RECORDED INFORMATION:
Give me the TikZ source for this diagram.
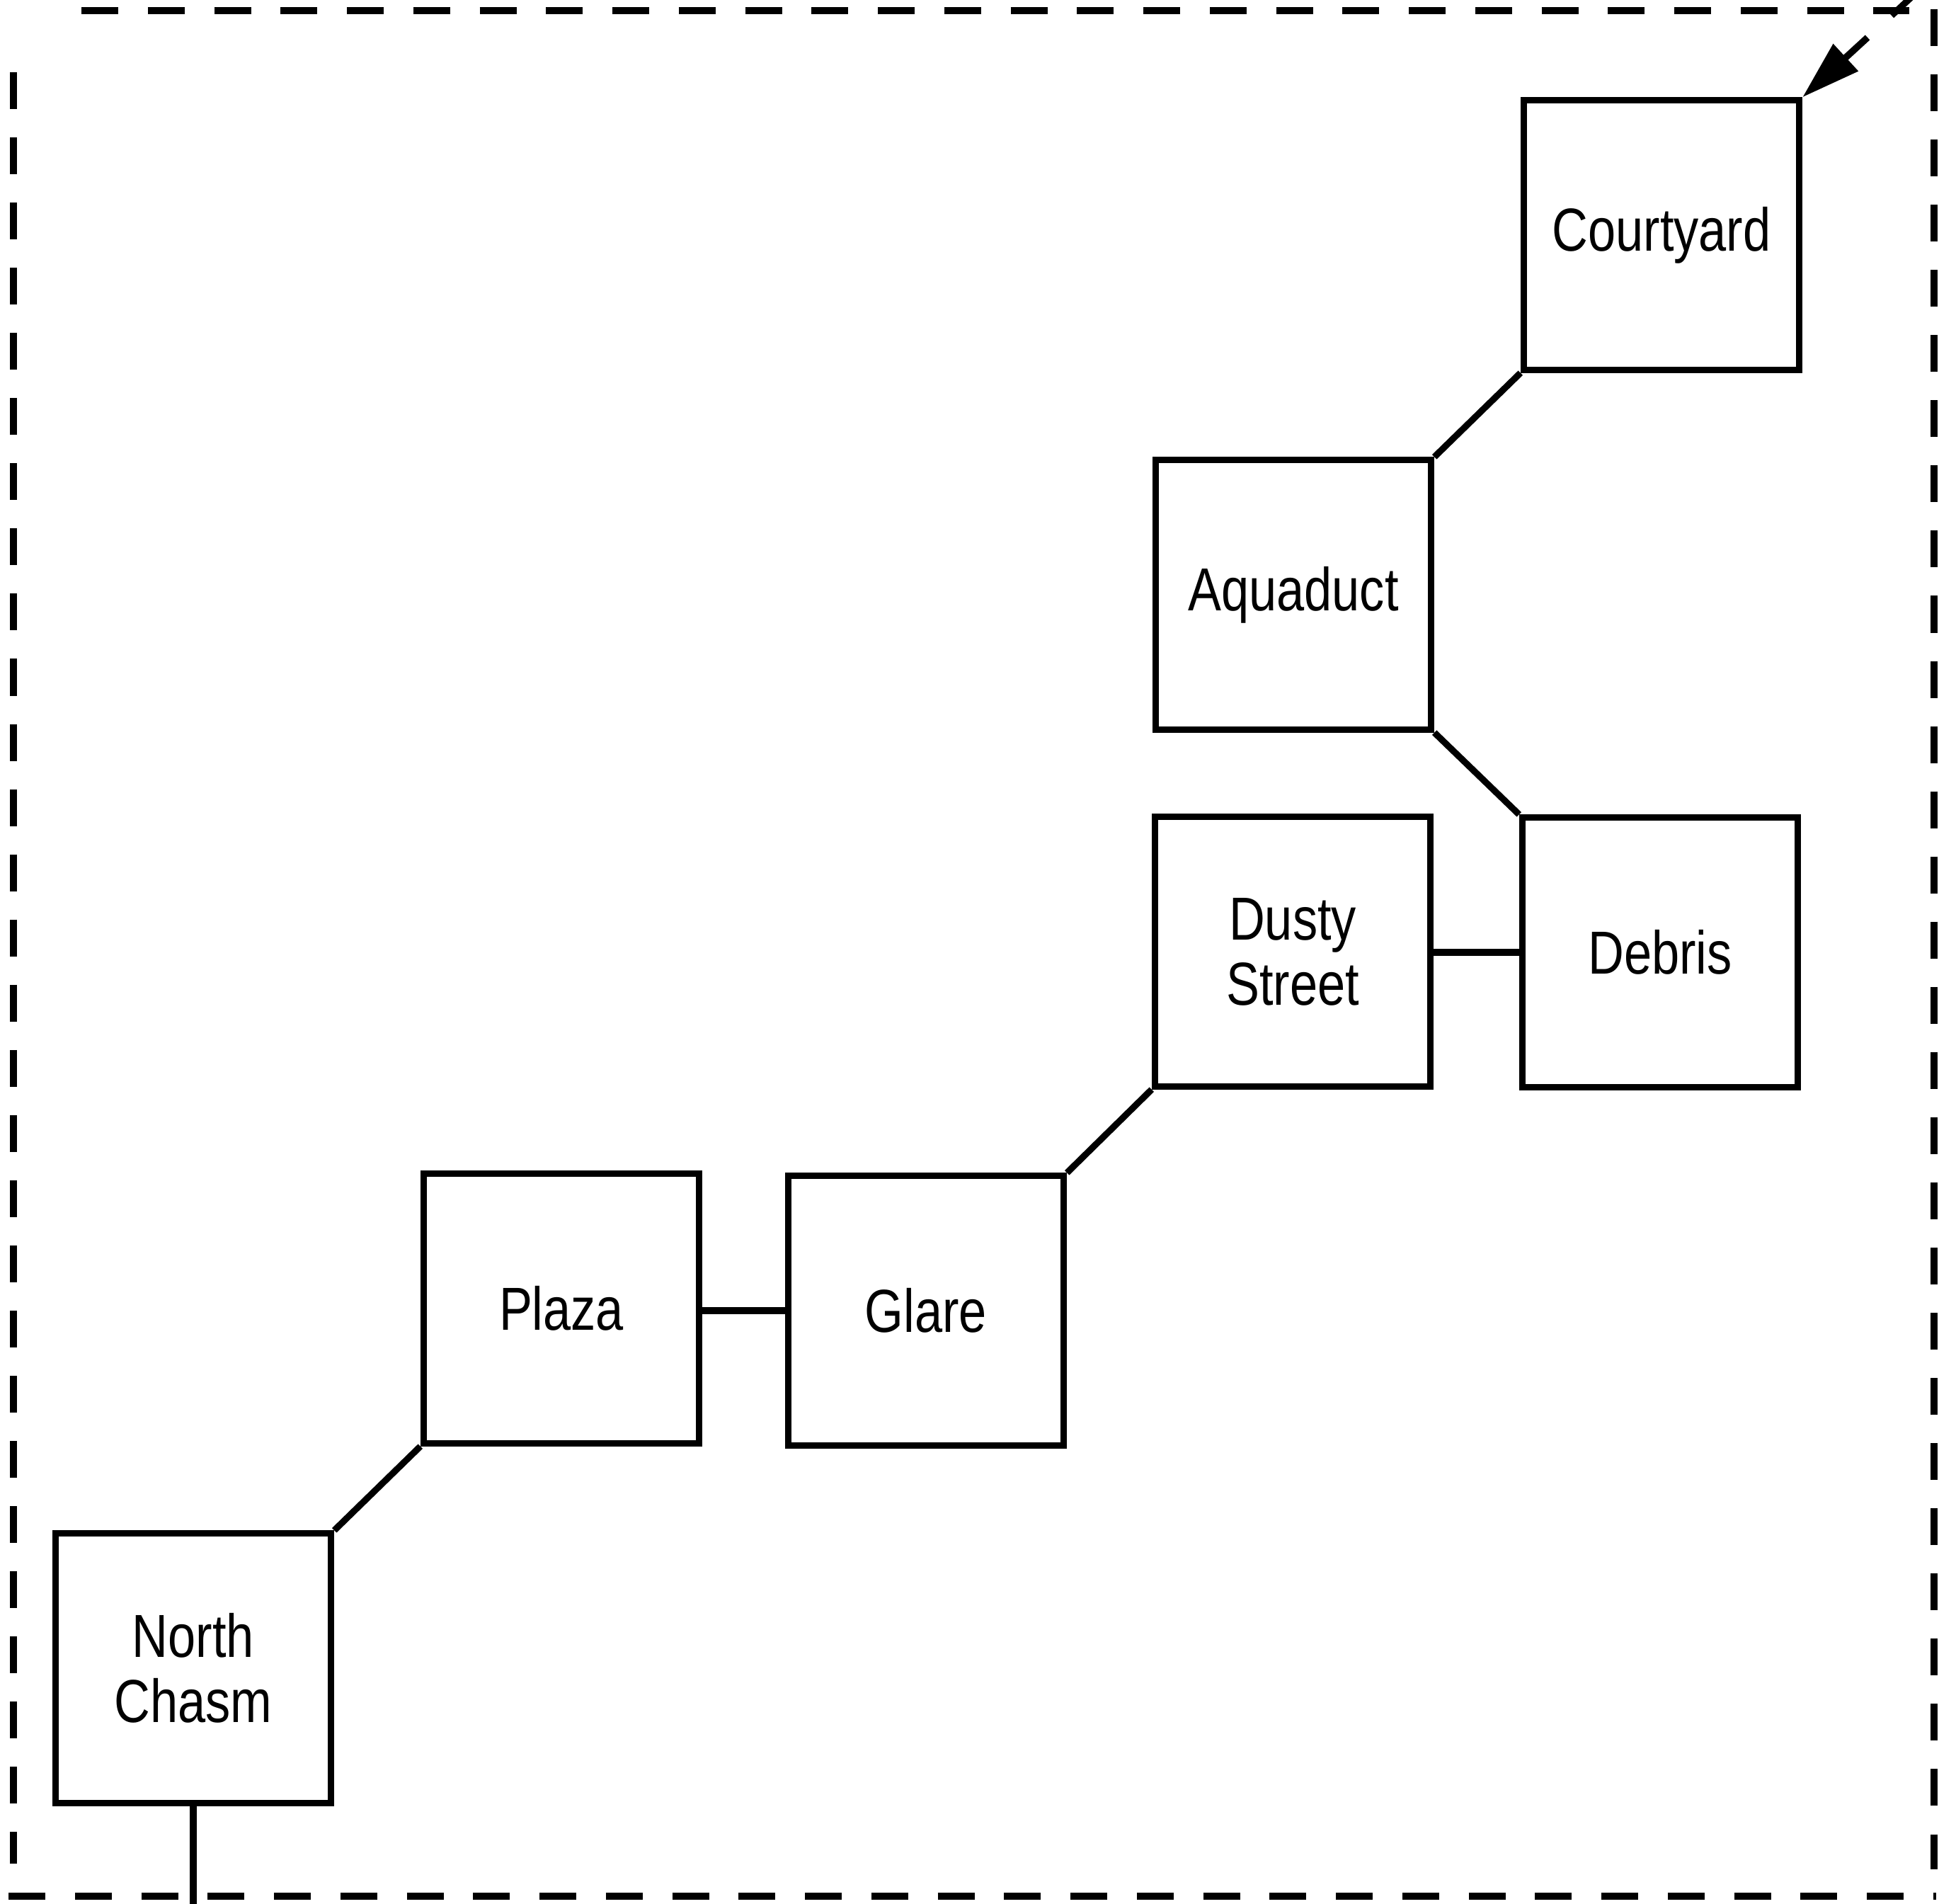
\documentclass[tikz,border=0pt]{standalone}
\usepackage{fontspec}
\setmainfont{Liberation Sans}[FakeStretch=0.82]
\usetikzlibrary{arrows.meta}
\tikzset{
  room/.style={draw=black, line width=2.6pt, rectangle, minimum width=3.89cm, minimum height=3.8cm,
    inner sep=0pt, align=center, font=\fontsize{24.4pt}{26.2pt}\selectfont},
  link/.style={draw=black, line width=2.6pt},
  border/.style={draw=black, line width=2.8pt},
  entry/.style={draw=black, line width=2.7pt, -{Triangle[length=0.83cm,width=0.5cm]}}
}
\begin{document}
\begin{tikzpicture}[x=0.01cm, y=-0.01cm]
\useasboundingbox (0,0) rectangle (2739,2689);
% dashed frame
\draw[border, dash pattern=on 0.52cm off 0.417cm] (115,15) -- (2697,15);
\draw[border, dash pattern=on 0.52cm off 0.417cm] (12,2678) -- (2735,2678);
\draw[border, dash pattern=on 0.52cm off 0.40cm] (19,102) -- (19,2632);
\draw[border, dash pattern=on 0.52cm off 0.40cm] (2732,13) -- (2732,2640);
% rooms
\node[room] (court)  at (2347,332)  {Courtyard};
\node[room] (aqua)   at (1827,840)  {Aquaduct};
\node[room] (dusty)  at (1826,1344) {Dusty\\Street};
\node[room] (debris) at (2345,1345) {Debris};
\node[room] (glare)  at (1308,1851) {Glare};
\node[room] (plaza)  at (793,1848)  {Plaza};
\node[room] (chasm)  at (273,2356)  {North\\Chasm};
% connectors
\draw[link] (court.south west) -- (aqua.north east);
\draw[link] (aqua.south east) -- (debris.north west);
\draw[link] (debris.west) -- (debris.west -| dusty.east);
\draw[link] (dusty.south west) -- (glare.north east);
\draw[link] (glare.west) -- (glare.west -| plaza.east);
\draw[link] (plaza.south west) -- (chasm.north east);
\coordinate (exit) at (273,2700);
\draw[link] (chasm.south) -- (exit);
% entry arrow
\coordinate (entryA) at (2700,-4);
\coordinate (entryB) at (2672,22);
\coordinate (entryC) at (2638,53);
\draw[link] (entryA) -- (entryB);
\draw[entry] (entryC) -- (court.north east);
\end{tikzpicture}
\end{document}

TASK DIRECTIONS: Output an exact copy of the material, with the pictures removed.

WORKED SOLUTION:
Give me the TikZ source for this diagram.
\documentclass[tikz,border=0pt]{standalone}
\usepackage{fontspec}
\setmainfont{Liberation Sans}[FakeStretch=0.82]
\usetikzlibrary{arrows.meta}
\tikzset{
  room/.style={draw=black, line width=2.6pt, rectangle, minimum width=3.89cm, minimum height=3.8cm,
    inner sep=0pt, align=center, font=\fontsize{24.4pt}{26.2pt}\selectfont},
  link/.style={draw=black, line width=2.6pt},
  border/.style={draw=black, line width=2.8pt},
  entry/.style={draw=black, line width=2.7pt, -{Triangle[length=0.83cm,width=0.5cm]}}
}
\begin{document}
\begin{tikzpicture}[x=0.01cm, y=-0.01cm]
\useasboundingbox (0,0) rectangle (2739,2689);
% dashed frame
\draw[border, dash pattern=on 0.52cm off 0.417cm] (115,15) -- (2697,15);
\draw[border, dash pattern=on 0.52cm off 0.417cm] (12,2678) -- (2735,2678);
\draw[border, dash pattern=on 0.52cm off 0.40cm] (19,102) -- (19,2632);
\draw[border, dash pattern=on 0.52cm off 0.40cm] (2732,13) -- (2732,2640);
% rooms
\node[room] (court)  at (2347,332)  {Courtyard};
\node[room] (aqua)   at (1827,840)  {Aquaduct};
\node[room] (dusty)  at (1826,1344) {Dusty\\Street};
\node[room] (debris) at (2345,1345) {Debris};
\node[room] (glare)  at (1308,1851) {Glare};
\node[room] (plaza)  at (793,1848)  {Plaza};
\node[room] (chasm)  at (273,2356)  {North\\Chasm};
% connectors
\draw[link] (court.south west) -- (aqua.north east);
\draw[link] (aqua.south east) -- (debris.north west);
\draw[link] (debris.west) -- (debris.west -| dusty.east);
\draw[link] (dusty.south west) -- (glare.north east);
\draw[link] (glare.west) -- (glare.west -| plaza.east);
\draw[link] (plaza.south west) -- (chasm.north east);
\coordinate (exit) at (273,2700);
\draw[link] (chasm.south) -- (exit);
% entry arrow
\coordinate (entryA) at (2700,-4);
\coordinate (entryB) at (2672,22);
\coordinate (entryC) at (2638,53);
\draw[link] (entryA) -- (entryB);
\draw[entry] (entryC) -- (court.north east);
\end{tikzpicture}
\end{document}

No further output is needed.